‘Employee 4’ Witness in Trump Classified Documents Case Reached Deal With Prosecutors, Ex-lawyer Says

‘Employee 4’ Witness in Trump Classified Documents Case Reached Deal With Prosecutors, Ex-lawyer Says
Walt Nauta, valet to former President Donald Trump and a co-defendant in federal charges filed against President Trump, arrives with lawyer Stanley Woodward, at the James Lawrence King Federal Justice Building in Miami on July 6, 2023. (Alon Skuy/Getty Images)
Catherine Yang
9/6/2023
Updated:
9/6/2023
0:00
The unnamed employee who recently changed his testimony has entered into an agreement with special counsel Jack Smith’s team to become a key witness in a case against former President Donald Trump after he received threats of prosecution, according to a new court filing by his former attorney.

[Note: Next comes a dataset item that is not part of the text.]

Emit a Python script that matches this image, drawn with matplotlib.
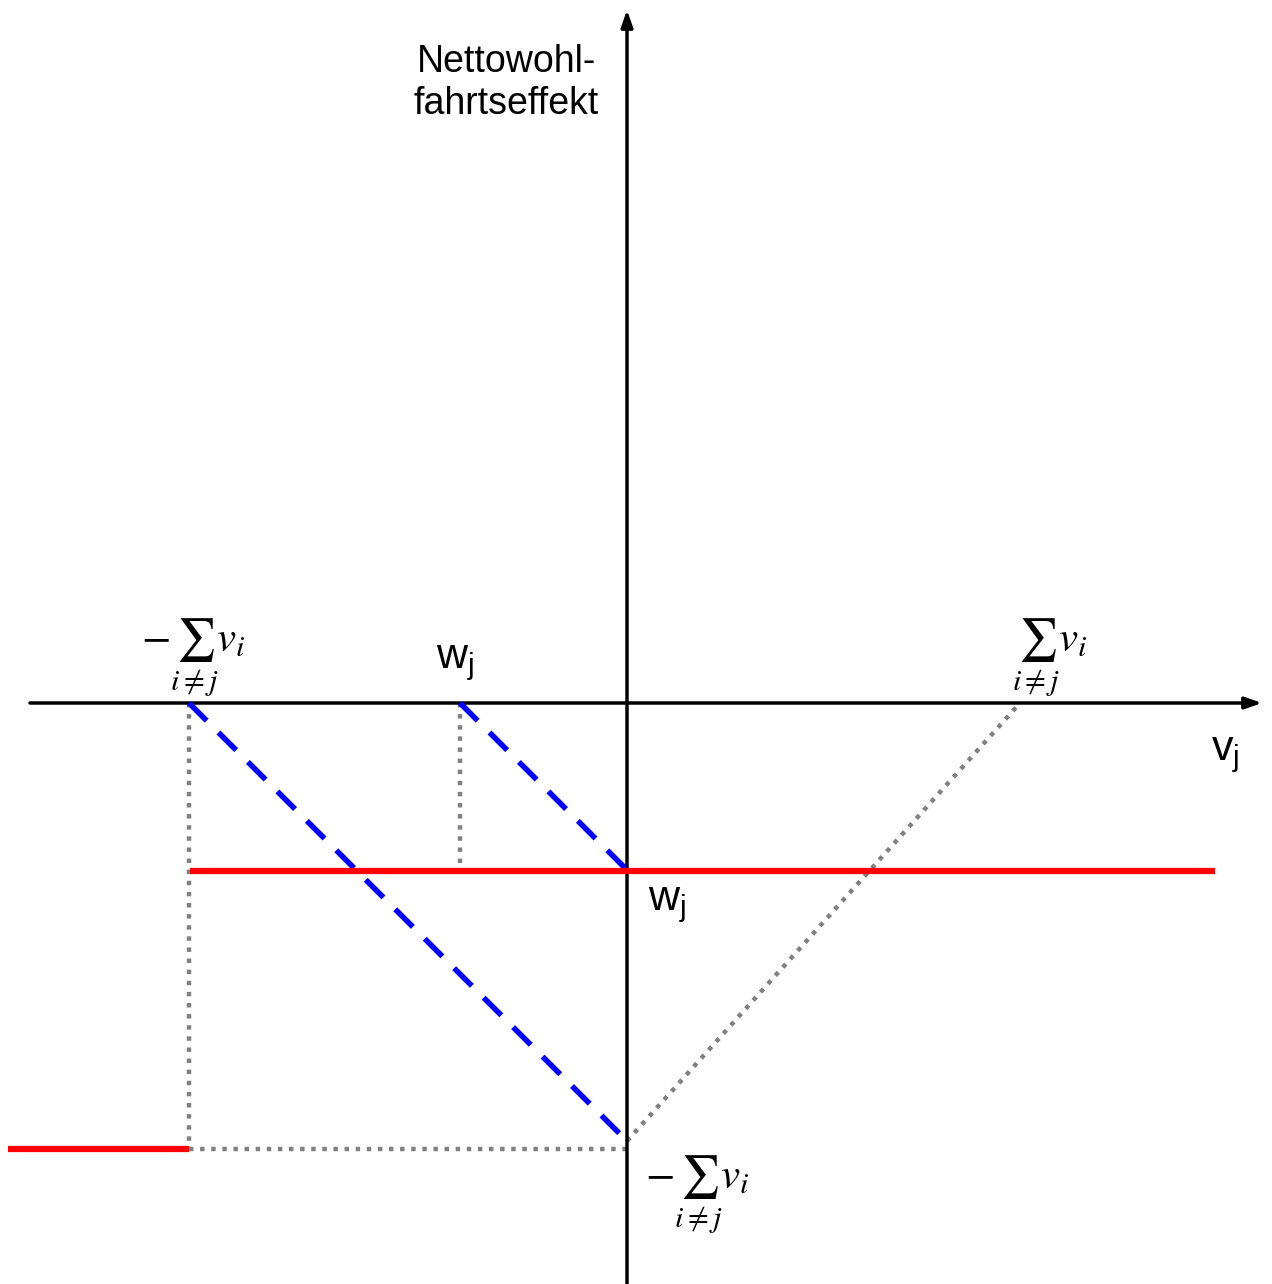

Mr. Smith is prosecuting a case against President Trump for allegedly mishandling classified documents in a case that also names his valet Walt Nauta and Mar-a-Lago property manager Carlos De Oliveira as co-defendants.

Stanley Woodward had been representing unnamed “Trump Employee 4” as well as Mr. Nauta, and prosecutors filed a motion for a conflict of interest hearing, saying the employee’s testimony could incriminate Mr. Nauta, and that President Trump’s PAC was paying Mr. Woodward.
They had also raised conflict of interest concerns with attorney John Irving, who is representing Mr. De Oliveira as well as three possible witnesses.

New Testimony

In an August filing, the prosecution cast the new testimony from Employee 4, the director of information technology at Mar-a-Lago, as a “flip” that occurred “immediately after receiving new counsel.”
In March, the employee had told the grand jury he did not have conversations about deleting security footage at Mar-a-Lago, but later he provided information that “implicated Nauta, De Oliveira, and Trump in efforts to delete security camera footage,” Mr. Smith’s office wrote.

According to the filing, the employee has now testified in Florida court saying he was not coached to give his earlier testimony to the grand jury that convened in Washington, and no one had suggested or influenced what he said.

“To that end, Trump Employee 4 did not retract false testimony and provide information that implicated Mr. Nauta, ‘[i]mmediately after receiving new counsel,’” wrote Mr. Woodward and Sasha Dadan, attorneys for Mr. Nauta. They wrote in the new filing that the change in testimony did not come because of a change in the lawyer representing him, as the prosecution suggests.

“Rather, after the Special Counsel’s Office issued a target letter on June 20, 2023, threatening Trump Employee 4 with prosecution ... at the hearing, Trump Employee 4 expressed a desire for counsel to advise him in navigating the threatened prosecution against him,” they wrote.

The motion quotes transcripts in which the employee was appointed a public defender to represent him, which Mr. Woodward was not against.

Mr. Smith’s office then “immediately offered Trump Employee 4 a Non-Prosecution Agreement,” Mr. Woodward wrote.

He argued in an earlier filing that his former client had not lied under oath, and even if he had provided conflicting information “that could expose him to criminal charges” he had “other recourses besides reaching a plea bargain with the government.”

Use of DC Grand Jury in Florida Case

The attorneys now allege that the conflict of interest motions filed in Washington were meant to influence the case now being tried in federal court in Florida. They claim the prosecution’s “manipulation” of the Washington court and grand jury investigation “achieved its penultimate goal” in diminishing the Florida court’s authority.

“The argument of the Special Counsel’s Office, that it did not use the D.C. grand jury for the purpose of adding to the store of witnesses in the instant case, is unpersuasive,” they wrote.

The special counsel had previously agreed to end the grand jury investigation in Washington to use in the Florida case after District Judge Aileen Cannon questioned Mr. Smith about it. The August filing argued that Employee 4’s testimony and alleged perjury showed the use of an out-of-state grand jury was “proper.”